### What the task asks
Here is the task for the listing below: output exactly the lines from the one containing "Generate a web" through the one containing "const dietilSME = 3.54e6;", and leave out the pictures.
-- Start of Entries provided --
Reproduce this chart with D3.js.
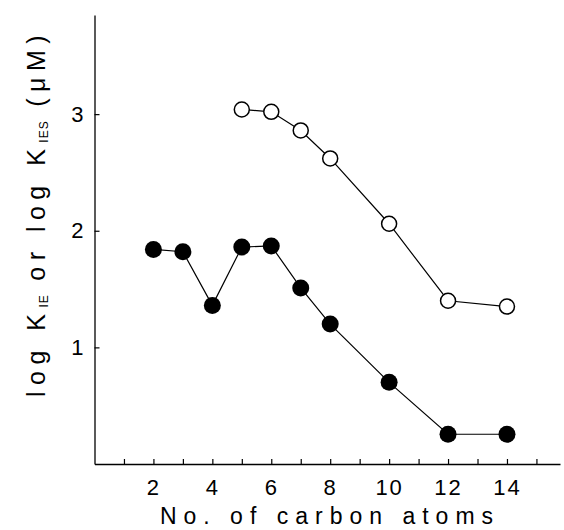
<!DOCTYPE html>
<html>
<head>
<meta charset="utf-8">
<script src="https://cdn.jsdelivr.net/npm/d3@7"></script>
<style>
body { margin: 0; background: #fff; }
text { font-family: Arial, "Liberation Sans", sans-serif; fill: #000; }
</style>
</head>
<body>
<script>
//Width and height
var width = 564;
var height = 530;

//Data
var carbonsIE = [2, 3, 4, 5, 6, 7, 8, 10, 12, 14];
var logKIE = [1.84, 1.82, 1.36, 1.86, 1.87, 1.51, 1.20, 0.70, 0.255, 0.255];
var carbonsIES = [5, 6, 7, 8, 10, 12, 14];
var logKIES = [3.04, 3.02, 2.86, 2.62, 2.06, 1.40, 1.35];
var xTicks = [1, 2, 3, 4, 5, 6, 7, 8, 9, 10, 11, 12, 13, 14, 15];
var yTicks = [1, 2, 3];

var svg = d3.select("body")
			.append("svg")
			.attr("width", width)
			.attr("height", height);

var x = d3.scaleLinear().domain([0, 15.8]).range([94.5, 560]);
var y = d3.scaleLinear().domain([0, 3.85]).range([464, 15]);

//Axes, ticks pointing inward
var xAxis = d3.axisBottom(x)
	.tickValues(xTicks)
	.tickSizeInner(-5)
	.tickSizeOuter(0)
	.tickPadding(15)
	.tickFormat(function(d) { return d % 2 == 0 ? d : ""; });

var yAxis = d3.axisLeft(y)
	.tickValues(yTicks)
	.tickSizeInner(-5)
	.tickSizeOuter(0)
	.tickPadding(11)
	.tickFormat(d3.format("d"));

var gx = svg.append("g")
	.attr("transform", "translate(0," + y(0) + ")")
	.call(xAxis);

var gy = svg.append("g")
	.attr("transform", "translate(" + x(0) + ",0)")
	.call(yAxis);

svg.selectAll(".domain").attr("stroke", "#000").attr("stroke-width", 1.3);
svg.selectAll(".tick line").attr("stroke", "#000").attr("stroke-width", 1.2);
gx.attr("font-size", 22);
gy.attr("font-size", 22);
svg.selectAll(".tick text")
	.attr("font-family", "Arial, 'Liberation Sans', sans-serif");
gx.selectAll(".tick text").style("letter-spacing", "2px");

//Axis titles
svg.append("text")
	.attr("x", 330)
	.attr("y", 524)
	.attr("text-anchor", "middle")
	.style("font-size", "23px")
	.style("letter-spacing", "7px")
	.text("No. of carbon atoms");

var yl = svg.append("text")
	.attr("transform", "translate(45,213) rotate(-90)")
	.attr("text-anchor", "middle")
	.style("font-size", "25px")
	.style("letter-spacing", "6.5px");
yl.append("tspan").text("log K");
yl.append("tspan").attr("dy", 3).style("font-size", "12px").style("letter-spacing", "1px").text("IE");
yl.append("tspan").attr("dy", -3).text(" or log K");
yl.append("tspan").attr("dy", 3).style("font-size", "12px").style("letter-spacing", "1px").text("IES");
yl.append("tspan").attr("dy", -3).text(" (\u03BCM)");

var line = d3.line()
	.x(function(d) { return x(d[0]); })
	.y(function(d) { return y(d[1]); });

var ieData = d3.zip(carbonsIE, logKIE);
var iesData = d3.zip(carbonsIES, logKIES);

svg.append("path")
	.datum(iesData)
	.attr("d", line)
	.attr("fill", "none")
	.attr("stroke", "#000")
	.attr("stroke-width", 1.2);

svg.append("path")
	.datum(ieData)
	.attr("d", line)
	.attr("fill", "none")
	.attr("stroke", "#000")
	.attr("stroke-width", 1.2);

svg.selectAll("circle.ies")
	.data(iesData)
	.enter()
	.append("circle")
	.attr("class", "ies")
	.attr("cx", function(d) { return x(d[0]); })
	.attr("cy", function(d) { return y(d[1]); })
	.attr("r", 7.5)
	.attr("fill", "#fff")
	.attr("stroke", "#000")
	.attr("stroke-width", 1.5);

svg.selectAll("circle.ie")
	.data(ieData)
	.enter()
	.append("circle")
	.attr("class", "ie")
	.attr("cx", function(d) { return x(d[0]); })
	.attr("cy", function(d) { return y(d[1]); })
	.attr("r", 8.5)
	.attr("fill", "#000");
</script>
</body>
</html>
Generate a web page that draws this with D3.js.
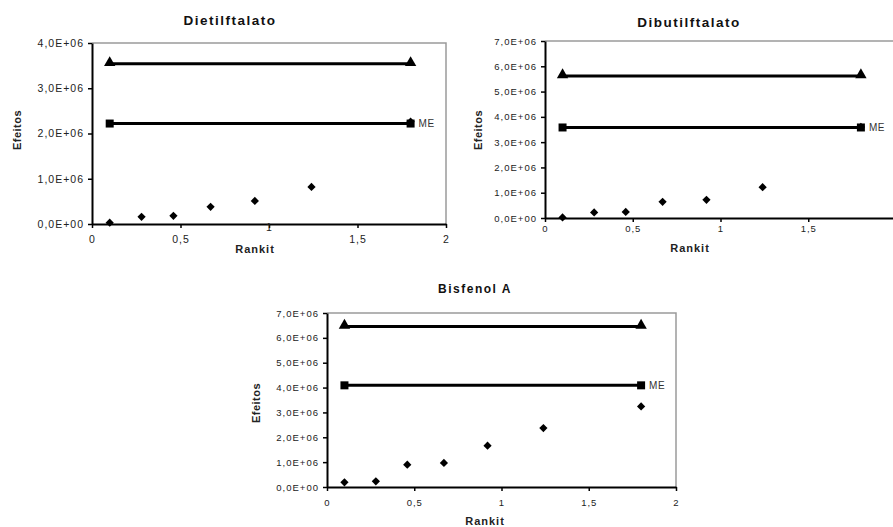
<!DOCTYPE html>
<html>
<head>
<meta charset="utf-8">
<script src="https://cdn.jsdelivr.net/npm/d3@7"></script>
<style>
  body { margin: 0; background: #fff; }
  text { font-family: "Liberation Sans", Arial, sans-serif; }
</style>
</head>
<body>
<svg id="fig" width="893" height="527"></svg>
<script>
// half-normal rankits (x) shared by all three plots
const rankit = [0.1, 0.28, 0.46, 0.67, 0.92, 1.24, 1.8];
const limitX = [0.1, 1.8];

const dietilEffects = [0.03e6, 0.16e6, 0.18e6, 0.38e6, 0.51e6, 0.82e6, 2.26e6];
const dietilME = 2.22e6;
const dietilSME = 3.54e6;

const dibutilEffects = [0.02e6, 0.22e6, 0.24e6, 0.64e6, 0.72e6, 1.22e6, 3.6e6];
const dibutilME = 3.58e6;
const dibutilSME = 5.62e6;

const bisfenolEffects = [0.19e6, 0.23e6, 0.9e6, 0.97e6, 1.66e6, 2.37e6, 3.24e6];
const bisfenolME = 4.09e6;
const bisfenolSME = 6.46e6;

const xTicks = [0, 0.5, 1, 1.5, 2];

const svg = d3.select("#fig");

const yFmt = (v) =>
  v === 0 ? "0,0E+00" : d3.format(".1f")(v / 1e6).replace(".", ",") + "E+06";
const xFmt = (v) => String(v).replace(".", ",");

function drawChart(cfg) {
  const g = svg.append("g");
  const x = d3.scaleLinear().domain([0, 2]).range([cfg.left, cfg.right]);
  const y = d3.scaleLinear().domain([0, cfg.yMax]).range([cfg.bottom, cfg.top]);

  // gray frame (top + right)
  g.append("path")
    .attr("d", `M${cfg.left},${cfg.top}H${cfg.right}V${cfg.bottom}`)
    .attr("fill", "none")
    .attr("stroke", "#9a9a9a")
    .attr("stroke-width", 1.5);

  const yAxis = g.append("g")
    .attr("transform", `translate(${cfg.left},0)`)
    .call(d3.axisLeft(y)
      .tickValues(d3.range(0, cfg.yMax + 1, 1e6))
      .tickSize(4)
      .tickSizeOuter(0)
      .tickPadding(4)
      .tickFormat(yFmt));

  const xAxis = g.append("g")
    .attr("transform", `translate(0,${cfg.bottom})`)
    .call(d3.axisBottom(x)
      .tickValues(xTicks)
      .tickSize(4)
      .tickSizeOuter(0)
      .tickPadding(cfg.xPad)
      .tickFormat(xFmt));

  [yAxis, xAxis].forEach((a) => {
    a.select(".domain").attr("stroke", "#000").attr("stroke-width", 2);
    a.selectAll(".tick line").attr("stroke", "#000").attr("stroke-width", 1.5);
    a.selectAll("text")
      .attr("fill", "#222")
      .style("font-size", cfg.tickFont + "px")
      .style("letter-spacing", "1px");
  });

  // the "1" under the first plot sits higher in the original
  if (cfg.liftOne) {
    xAxis.selectAll(".tick text")
      .filter((d) => d === 1)
      .attr("dy", "0.71em")
      .attr("y", cfg.xPad - 8);
  }

  // effects (diamonds)
  g.selectAll(".eff")
    .data(rankit.map((r, i) => [r, cfg.effects[i]]))
    .enter()
    .append("path")
    .attr("d", d3.symbol(d3.symbolSquare, 34))
    .attr("transform", (d) => `translate(${x(d[0])},${y(d[1])}) rotate(45)`)
    .attr("fill", "#000");

  const line = d3.line().x((d) => x(d[0])).y((d) => y(d[1]));

  // SME line with triangles, ME line with squares
  [[cfg.sme, d3.symbolTriangle, 56], [cfg.me, d3.symbolSquare, 64]].forEach(
    ([val, sym, size]) => {
      const pts = limitX.map((v) => [v, val]);
      g.append("path")
        .attr("d", line(pts))
        .attr("fill", "none")
        .attr("stroke", "#000")
        .attr("stroke-width", 3);
      g.selectAll(null)
        .data(pts)
        .enter()
        .append("path")
        .attr("d", d3.symbol(sym, size))
        .attr("transform", (d) => `translate(${x(d[0])},${y(d[1]) - (sym === d3.symbolTriangle ? 1 : 0)})`)
        .attr("fill", "#000");
    }
  );

  g.append("text")
    .attr("x", x(limitX[1]) + 8)
    .attr("y", y(cfg.me) + 1)
    .attr("dominant-baseline", "middle")
    .attr("fill", "#333")
    .style("font-size", "10px")
    .style("letter-spacing", "0.5px")
    .text("ME");

  g.append("text")
    .attr("x", cfg.titleX)
    .attr("y", cfg.titleY)
    .attr("text-anchor", "middle")
    .style("font-size", cfg.titleFont + "px")
    .style("font-weight", "bold")
    .style("letter-spacing", "1.5px")
    .attr("fill", "#111")
    .text(cfg.title);

  g.append("text")
    .attr("x", cfg.xLabelX)
    .attr("y", cfg.xLabelY)
    .attr("text-anchor", "middle")
    .style("font-size", cfg.labelFont + "px")
    .style("font-weight", "bold")
    .style("letter-spacing", "1px")
    .attr("fill", "#222")
    .text("Rankit");

  g.append("text")
    .attr("transform", `translate(${cfg.yLabelX},${cfg.yLabelY}) rotate(-90)`)
    .attr("text-anchor", "middle")
    .style("font-size", cfg.labelFont + "px")
    .style("font-weight", "bold")
    .style("letter-spacing", "0.5px")
    .attr("fill", "#222")
    .text("Efeitos");
}

drawChart({
  title: "Dietilftalato", effects: dietilEffects, me: dietilME, sme: dietilSME,
  yMax: 4e6, left: 92, right: 446, top: 43, bottom: 224, xPad: 8, liftOne: true,
  tickFont: 10.5, titleFont: 13.5, labelFont: 11,
  titleX: 230, titleY: 25, xLabelX: 255, xLabelY: 253, yLabelX: 21, yLabelY: 130
});

drawChart({
  title: "Dibutilftalato", effects: dibutilEffects, me: dibutilME, sme: dibutilSME,
  yMax: 7e6, left: 545, right: 896, top: 41, bottom: 218, xPad: 3,
  tickFont: 9.5, titleFont: 13.5, labelFont: 11,
  titleX: 689, titleY: 27, xLabelX: 690, xLabelY: 252, yLabelX: 482, yLabelY: 130
});

drawChart({
  title: "Bisfenol A", effects: bisfenolEffects, me: bisfenolME, sme: bisfenolSME,
  yMax: 7e6, left: 327, right: 676, top: 313, bottom: 487, xPad: 8,
  tickFont: 9.5, titleFont: 12, labelFont: 11,
  titleX: 475, titleY: 293, xLabelX: 485, xLabelY: 525, yLabelX: 260, yLabelY: 403
});
</script>
</body>
</html>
-- End of Entries provided --
### Result of this exercise
Generate a web page that draws this with D3.js.
<!DOCTYPE html>
<html>
<head>
<meta charset="utf-8">
<script src="https://cdn.jsdelivr.net/npm/d3@7"></script>
<style>
  body { margin: 0; background: #fff; }
  text { font-family: "Liberation Sans", Arial, sans-serif; }
</style>
</head>
<body>
<svg id="fig" width="893" height="527"></svg>
<script>
// half-normal rankits (x) shared by all three plots
const rankit = [0.1, 0.28, 0.46, 0.67, 0.92, 1.24, 1.8];
const limitX = [0.1, 1.8];

const dietilEffects = [0.03e6, 0.16e6, 0.18e6, 0.38e6, 0.51e6, 0.82e6, 2.26e6];
const dietilME = 2.22e6;
const dietilSME = 3.54e6;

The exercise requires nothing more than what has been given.